**Exercise:**
Retype, exactly as they stand, the lines from the start of the data to the line that contains "fig = plt.figure(figsize=(W", both ends included. Leave the pictures out.

----------------

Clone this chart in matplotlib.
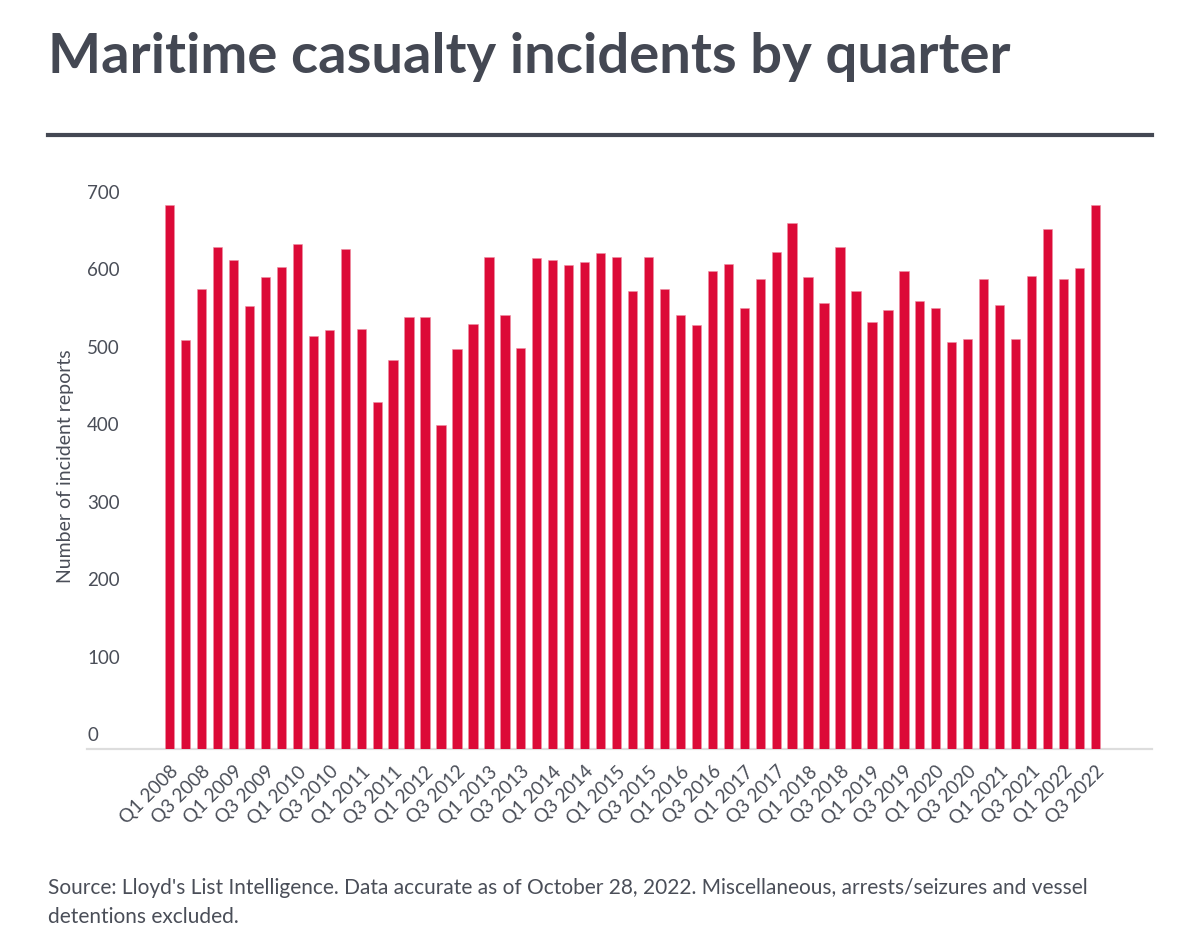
""" Maritime casualty incidents by quarter
"""

import matplotlib
matplotlib.use('Agg')
import matplotlib.pyplot as plt
import matplotlib.transforms as mtransforms

# Data
quarters = ['Q%d %d' % (q, y) for y in range(2008, 2023) for q in range(1, 5)][:59]
incidents = [
    702, 528, 594, 648, 631, 572, 610, 623, 652, 534, 541, 646,   # 2008-2010
    542, 448, 503, 558, 558, 418, 516, 549, 635, 561, 518, 634,   # 2011-2013
    631, 625, 629, 640, 635, 592, 635, 594, 561, 548, 617, 627,   # 2014-2016
    569, 607, 642, 679, 609, 576, 648, 592, 551, 567, 617, 578,   # 2017-2019
    569, 526, 530, 607, 573, 530, 611, 671, 607, 621, 702,        # 2020-2022
]
y_ticks = [0, 100, 200, 300, 400, 500, 600, 700]

TITLE = 'Maritime casualty incidents by quarter'
YLABEL = 'Number of incident reports'
SOURCE_LINES = ["Source: Lloyd's List Intelligence. Data accurate as of October 28, 2022. "
                "Miscellaneous, arrests/seizures and vessel",
                "detentions excluded."]

BAR_RED = '#dc0a37'
DARK = '#444853'
GREY = '#4a4e58'


def main():
    plt.rcParams['font.family'] = ['Lato', 'DejaVu Sans']
    W, H = 1199, 952
    fig = plt.figure(figsize=(W / 100, H / 100), dpi=100)

    # axes placed in pixels: x 87..1152, y baseline at 749
    left, right = 87, 1152
    base, top = 749, 749 - 720 * 0.7743
    ax = fig.add_axes([left / W, (H - base) / H, (right - left) / W, (base - top) / H])

    x = list(range(len(incidents)))
    ax.bar(x, incidents, width=0.585, color=BAR_RED, edgecolor='#ee8fa3', linewidth=0.4)
    ax.set_xlim((left - 169.7) / 15.96, (right - 169.7) / 15.96)
    ax.set_ylim(0, 720)

    for s in ax.spines.values():
        s.set_visible(False)
    ax.axhline(0, color='#dddddd', linewidth=1.6, clip_on=False, zorder=0)

    # x tick labels every second quarter
    ax.set_xticks(x[::2])
    ax.set_xticklabels(quarters[::2], rotation=45, ha='right', rotation_mode='anchor',
                       fontsize=13.5, color=GREY)
    ax.tick_params(axis='x', length=0, pad=10)

    # y labels sit just above their value, left aligned
    ax.set_yticks([])
    up = mtransforms.offset_copy(ax.get_yaxis_transform(), fig=fig, x=0, y=5, units='dots')
    for v in y_ticks:
        ax.text(0, v, str(v), transform=up, ha='left', va='bottom', fontsize=13.5, color=GREY)
    fig.text(65 / W, 1 - 466 / H, YLABEL, rotation=90, ha='center', va='center',
             fontsize=14, color=GREY)

    # title, rule and source note
    fig.text(48 / W, 1 - 73 / H, TITLE, ha='left', va='baseline', fontsize=40.5,
             fontweight='bold', color=DARK)
    fig.add_artist(plt.Line2D([48 / W, 1152 / W], [1 - 134.7 / H] * 2, color=DARK,
                              linewidth=3, transform=fig.transFigure))
    for i, line in enumerate(SOURCE_LINES):
        fig.text(48 / W, 1 - (894 + 29 * i) / H, line, ha='left', va='baseline',
                 fontsize=15, color=GREY)

    fig.savefig('out.png', dpi=100)


if __name__ == '__main__':
    main()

----------------

**Exercise response:**
Clone this chart in matplotlib.
""" Maritime casualty incidents by quarter
"""

import matplotlib
matplotlib.use('Agg')
import matplotlib.pyplot as plt
import matplotlib.transforms as mtransforms

# Data
quarters = ['Q%d %d' % (q, y) for y in range(2008, 2023) for q in range(1, 5)][:59]
incidents = [
    702, 528, 594, 648, 631, 572, 610, 623, 652, 534, 541, 646,   # 2008-2010
    542, 448, 503, 558, 558, 418, 516, 549, 635, 561, 518, 634,   # 2011-2013
    631, 625, 629, 640, 635, 592, 635, 594, 561, 548, 617, 627,   # 2014-2016
    569, 607, 642, 679, 609, 576, 648, 592, 551, 567, 617, 578,   # 2017-2019
    569, 526, 530, 607, 573, 530, 611, 671, 607, 621, 702,        # 2020-2022
]
y_ticks = [0, 100, 200, 300, 400, 500, 600, 700]

TITLE = 'Maritime casualty incidents by quarter'
YLABEL = 'Number of incident reports'
SOURCE_LINES = ["Source: Lloyd's List Intelligence. Data accurate as of October 28, 2022. "
                "Miscellaneous, arrests/seizures and vessel",
                "detentions excluded."]

BAR_RED = '#dc0a37'
DARK = '#444853'
GREY = '#4a4e58'


def main():
    plt.rcParams['font.family'] = ['Lato', 'DejaVu Sans']
    W, H = 1199, 952
    fig = plt.figure(figsize=(W / 100, H / 100), dpi=100)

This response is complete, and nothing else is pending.